The rally in State Bank of India’s (SBI’s) stock may have gotten another leg with global brokerage Morgan Stanley raising its one-year target price to Rs 600 apiece. In their bull-case, the target price is pegged at Rs 830, implying a 100 per cent upside from Wednesday’s close.
“SBI has built a strong retail franchise and also sustained its deposit market share. Even on digitization, the progress has surprised, unlike other state-owned banks. As the corporate cycle turns, we expect earnings estimate upgrades and significant re-rating,” it said in its report dated February 17.
The shares hit a fresh lifetime high of Rs 426 on the BSE, up 3.5 per cent in the intra-day trade today. The stock has zoomed 50 per cent so far in the current calendar year, and 46 per cent alone in the month of February. In comparison, the S&P BSE Sensex and Bankex index have gained 8.2 per cent and 16.1 per cent, respectively so far in CY21.
The rally, Morgan Stanley believes, could continue as SBI has a much better balance sheet and profitability, and is well placed to improve earnings as the cycle turns. Against this backdrop, the stock could re-rate sharply and present significant upside, it said.
Factors behind price target hike:
Improved macro-economy: Drawing parallels with the economic growth clocked by India in early 2000s, analysts at the brokerage that India is at an inflection point that marks the start of a new virtuous growth cycle. Led by accommodative monetary policy and supportive fiscal policy; favourable external demand; and likely recovery in private capex in the next 12 months Morgan Stanley believes India could log gross domestic product (GDP) growth of 12.1 per cent in FY22 (up from previous estimate of 10.1 per cent), and of 6.7 per cent in FY23 (up from 6.2 per cent).
"In early 2000s, when the economy recovered, SoE banks registered significant outperformance in the initial years. Therefore, SBI could gain significantly as it is better placed than other PSBs in terms of profitability and capitalization,” the report said.
Strong retail loan growth: MS notes that retail loans now contribute 35 per cent of overall loans compared with 20 per cent five years back. The share of relatively less risky loans has also moved up.
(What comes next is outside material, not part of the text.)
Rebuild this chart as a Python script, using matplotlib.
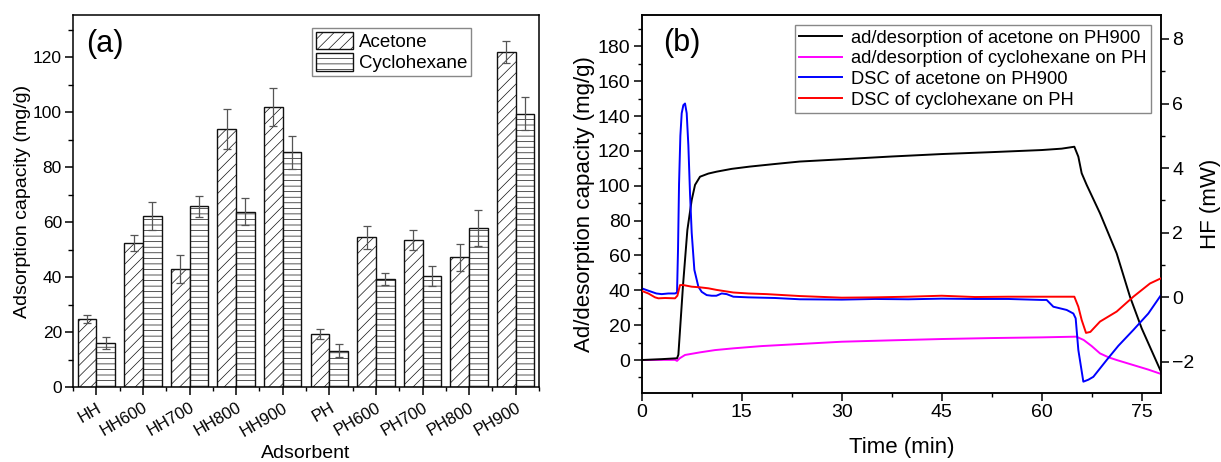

That apart, SBI's retail asset quality remains superior to other SOE banks and is in line with that of large private banks. At the end of FY20, SBI’s gross non-performing assets (GNPA) ratio in the retail segment was 1.1 per cent, lowest among PSBs, and third in the entire banking space. CLICK HERE FOR THE CHART
Focus on digitization: SBI, the brokerage says, has maintained its market share (in terms of deposits and digital parameters) despite asset quality pressures over the past five years. Registered users on its YONO app have jumped from 7.3 million in Q4FY19 to nearly 33 million in Q3FY21. Moreover, its online market place gross merchandise value (GMV) has increased from Rs 50 crore in Q1FY21 to Rs 230 crore in Q3FY21. CLICK HERE FOR THE CHART
Sustained deposit market share: “SBI has ensured sustained deposit market share relative to SoE bank peers – we see strong potential for SBI to accelerate current account market share gains as the revised guidelines by the RBI are put in place,” the report said. CLICK HERE FOR THE CHART
As the economic cycle gets stronger, banks generally tend to surprise positively on the earnings cycle supported by lower provisions and higher operating profit margin. “SBI is well placed to reach over 1 per cent return on asset (RoA) in F22/F23 in our bull case,” say analysts at the brokerage.
On the asset quality front, Morgan Stanley notes that SBI has done well in the retail segment by focusing on secured loans (which make up two-thirds of retail loans), and on unsecured lending (mainly to government employees or strong companies).
“Consequently, we believe that SBI's corporate/retail loan book, which is 65 per cent of overall loans, has the potential to surprise positively over the next two years,” it added.
As regards operating profit margin, MS opines that SBI has a significant amount of excess liquidity with loan-deposit ratio at close to 60 per cent which should allow it to generate loan growth of 10-12 per cent over the next 2-3 years.
“We believe interest rates have bottomed and as they move higher, margins will benefit. This will also be reflected in corporate banking, where disintermediation by bond markets increases as rates move lower, and hence corporate spreads come under pressure. In our bull case, we expect margins to rise ~10bps higher than in our base case,” it said.